Dans la première exposition, on était spectateur·rice distant·e du théâtre, de la pièce qui n’est pas vraiment jouée, ou qui est un peu figée – dans le livre, on accompagne le parcours de la femme dans la ville devenue théâtre – dans cette nouvelle exposition, on entre dans le jardin, on est invité à être dans un espace plus immersif et à se déplacer soi-même entre les actes – Le premier jardin, Le jardin d’après, Être jardin : un passé, un devenir, puis l’être au présent7.

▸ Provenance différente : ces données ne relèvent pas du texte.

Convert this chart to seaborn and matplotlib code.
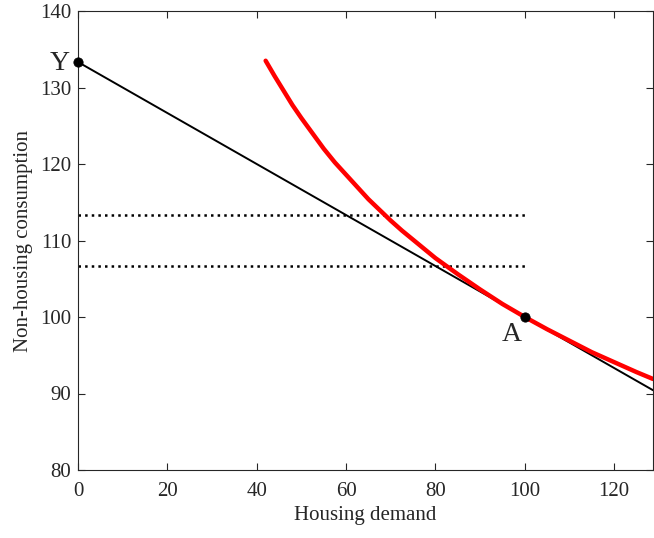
import matplotlib
matplotlib.use("Agg")
import matplotlib.pyplot as plt
import seaborn as sns

sns.set_style("ticks", {"xtick.direction": "in", "ytick.direction": "in",
                        "axes.edgecolor": "#262626"})
plt.rcParams['font.family'] = ['Liberation Serif', 'DejaVu Serif']

# indifference curve
house = [42, 44, 46, 48, 50, 52.5, 55, 57.5, 60, 62.5, 65, 67.5, 70, 72.5,
         75, 77.5, 80, 85, 90, 95, 100, 105, 110, 115, 120, 125, 128.7]
cons = [133.5, 131.5, 129.6, 127.7, 126.0, 124.0, 122.0, 120.2, 118.6, 117.0,
        115.4, 114.0, 112.6, 111.3, 110.1, 108.9, 107.7, 105.6, 103.6, 101.7,
        100.0, 98.4, 96.9, 95.4, 94.1, 92.8, 91.9]

# budget line
budget_x = [0, 128.7]
budget_y = [133.33, 90.43]

# dotted reference levels
levels = [113.33, 106.67]
level_x = [0, 100]

# labelled points
pts_x = [0, 100]
pts_y = [133.33, 100]
pts_lab = ['Y', 'A']

fig = plt.figure(figsize=(6.54, 5.38), dpi=100)
ax = fig.add_axes([78 / 654, 68 / 538, 575 / 654, 459 / 538])

sns.lineplot(x=budget_x, y=budget_y, color='black', linewidth=1.4, ax=ax)
for lv in levels:
    sns.lineplot(x=level_x, y=[lv, lv], color='black', linewidth=1.8,
                 linestyle=':', ax=ax)
sns.lineplot(x=house, y=cons, color='red', linewidth=3.2, sort=False, ax=ax,
             solid_joinstyle='round')
sns.scatterplot(x=pts_x, y=pts_y, color='black', s=45, zorder=5, ax=ax,
                edgecolor='black', clip_on=False)

ax.text(pts_x[0] - 1.8, pts_y[0] - 0.2, pts_lab[0], fontsize=20,
        ha='right', va='center')
ax.text(pts_x[1] - 3.0, pts_y[1] - 2.3, pts_lab[1], fontsize=20,
        ha='center', va='center')

ax.set_xlim(0, 128.7)
ax.set_ylim(80, 140)
ax.set_xticks([0, 20, 40, 60, 80, 100, 120])
ax.set_yticks([80, 90, 100, 110, 120, 130, 140])
ax.tick_params(top=True, right=True, labelsize=15, colors='#262626',
               length=5, width=0.8)
ax.tick_params(axis='x', pad=9)
ax.tick_params(axis='y', pad=5)
for s in ax.spines.values():
    s.set_visible(True)
    s.set_linewidth(0.8)
ax.set_xlabel('Housing demand', fontsize=15, color='#262626', labelpad=3)
ax.set_ylabel('Non-housing consumption', fontsize=15, color='#262626',
              labelpad=5)

fig.savefig('out.png', dpi=100)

Être jardin, c’est en quelque sorte la personnification de tous ceux et de toutes celles qui contribuent à cultiver cet espace d’expérimentation et de création que représente une œuvre ou une exposition. Car, comme le rappelle si justement Maurice Blanchot, « l’écrivain écrit un livre, mais le livre n’est pas encore l’œuvre, l’œuvre n’est œuvre que lorsque se prononce par elle, dans la violence d’un commencement qui lui est propre, le mot être, événement qui s’accomplit quand l’œuvre est l’intimité de quelqu’un qui l’écrit et de quelqu’un qui la lit8 ». Cette nouvelle exposition prend précisément forme dans la rencontre de ces deux solitudes sur une même scène.

Cette exposition est réalisée avec la précieuse collaboration de CIBL 101,5, de Chantal Fontaine et de VU Photo.

  1. Le jardin d’après a d’abord été exposé à Espaces F, Matane, 2020.

  2. La nouvelle itération de cette exposition est le résultat d’une étroite collaboration avec Anne-Marie Proulx, Dominique Mousseau et Claudine Roger.

  3. Anne Hébert, Le premier jardin, Paris, Éditions du Seuil, 1988.

  4. Anne Hébert, op. cit., p. 77 ; 79.

  5. Anne Hébert, op. cit., p. 35.

  6. Les noms Frola et Flora se ressemblent d’ailleurs étrangement.

  7. Anne-Marie Proulx, courriel rédigé le 5 décembre 2022 dans le cadre d’une correspondance avec Marie J. Jean.

  8. Maurice Blanchot, L’espace littéraire, Paris, Gallimard, 1955, p. 15.